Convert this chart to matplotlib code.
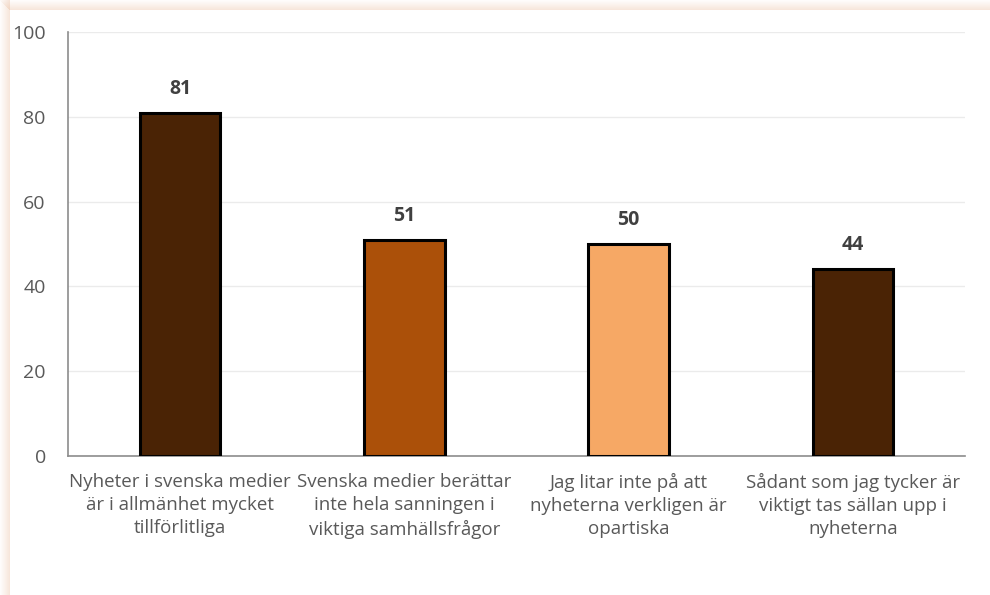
import numpy as np
import matplotlib
matplotlib.use("Agg")
import matplotlib.pyplot as plt
from matplotlib.patches import Rectangle

plt.rcParams['font.family'] = ['Open Sans', 'DejaVu Sans']

categories = [
    "Nyheter i svenska medier\när i allmänhet mycket\ntillförlitliga",
    "Svenska medier berättar\ninte hela sanningen i\nviktiga samhällsfrågor",
    "Jag litar inte på att\nnyheterna verkligen är\nopartiska",
    "Sådant som jag tycker är\nviktigt tas sällan upp i\nnyheterna",
]
values = [81, 51, 50, 44]
colors = ["#4A2305", "#AB5009", "#F6A865", "#4A2305"]
yticks = [0, 20, 40, 60, 80, 100]

fig = plt.figure(figsize=(9.9, 5.95), dpi=100)

# peach shadow along top and left edge of the frame
W, H = 990, 595
for i in range(10):
    a = 0.03 + 0.035 * i
    fig.patches.append(Rectangle((i / W, 0), 1 / W, 1,
                                 transform=fig.transFigure, color="#E8B898", alpha=a, lw=0))
    fig.patches.append(Rectangle((i / W, 1 - (i + 1) / H), 1 - i / W, 1 / H,
                                 transform=fig.transFigure, color="#E8B898", alpha=a, lw=0))

ax = fig.add_axes([68 / W, 1 - 456 / H, (965 - 68) / W, (456 - 32) / H])
x = np.arange(len(values))
ax.bar(x, values, width=0.36, color=colors, edgecolor="black", linewidth=2.2, zorder=3)

for xi, v in zip(x, values):
    ax.text(xi, v + 3.3, str(v), ha="center", va="bottom", fontsize=14,
            fontweight="bold", color="#404040")

ax.set_xlim(-0.5, len(values) - 0.5)
ax.set_ylim(0, 100)
ax.set_yticks(yticks)
ax.set_yticklabels([str(t) for t in yticks])
ax.set_xticks(x)
ax.set_xticklabels(categories, fontsize=13.5, color="#595959", linespacing=1.38)
ax.tick_params(axis="y", labelsize=14, colors="#595959", length=0, pad=16)
ax.tick_params(axis="x", length=0, pad=12)
ax.grid(axis="y", color="#EBEBEB", linewidth=1, zorder=0)
for s in ["top", "right"]:
    ax.spines[s].set_visible(False)
ax.spines["left"].set_color("#8C8C8C")
ax.spines["bottom"].set_color("#8C8C8C")
ax.spines["left"].set_linewidth(1.2)
ax.spines["bottom"].set_linewidth(1.2)

fig.savefig("out.png", dpi=100)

□ □ □

__Task prompt__.
Only lines belong in the copy: transcribe those from the start of the data through the line that contains "fig = plt.figure(figsize=(9.9, 5.95), dpi=100)", and skip the pictures.

__Output__.
Convert this chart to matplotlib code.
import numpy as np
import matplotlib
matplotlib.use("Agg")
import matplotlib.pyplot as plt
from matplotlib.patches import Rectangle

plt.rcParams['font.family'] = ['Open Sans', 'DejaVu Sans']

categories = [
    "Nyheter i svenska medier\när i allmänhet mycket\ntillförlitliga",
    "Svenska medier berättar\ninte hela sanningen i\nviktiga samhällsfrågor",
    "Jag litar inte på att\nnyheterna verkligen är\nopartiska",
    "Sådant som jag tycker är\nviktigt tas sällan upp i\nnyheterna",
]
values = [81, 51, 50, 44]
colors = ["#4A2305", "#AB5009", "#F6A865", "#4A2305"]
yticks = [0, 20, 40, 60, 80, 100]

fig = plt.figure(figsize=(9.9, 5.95), dpi=100)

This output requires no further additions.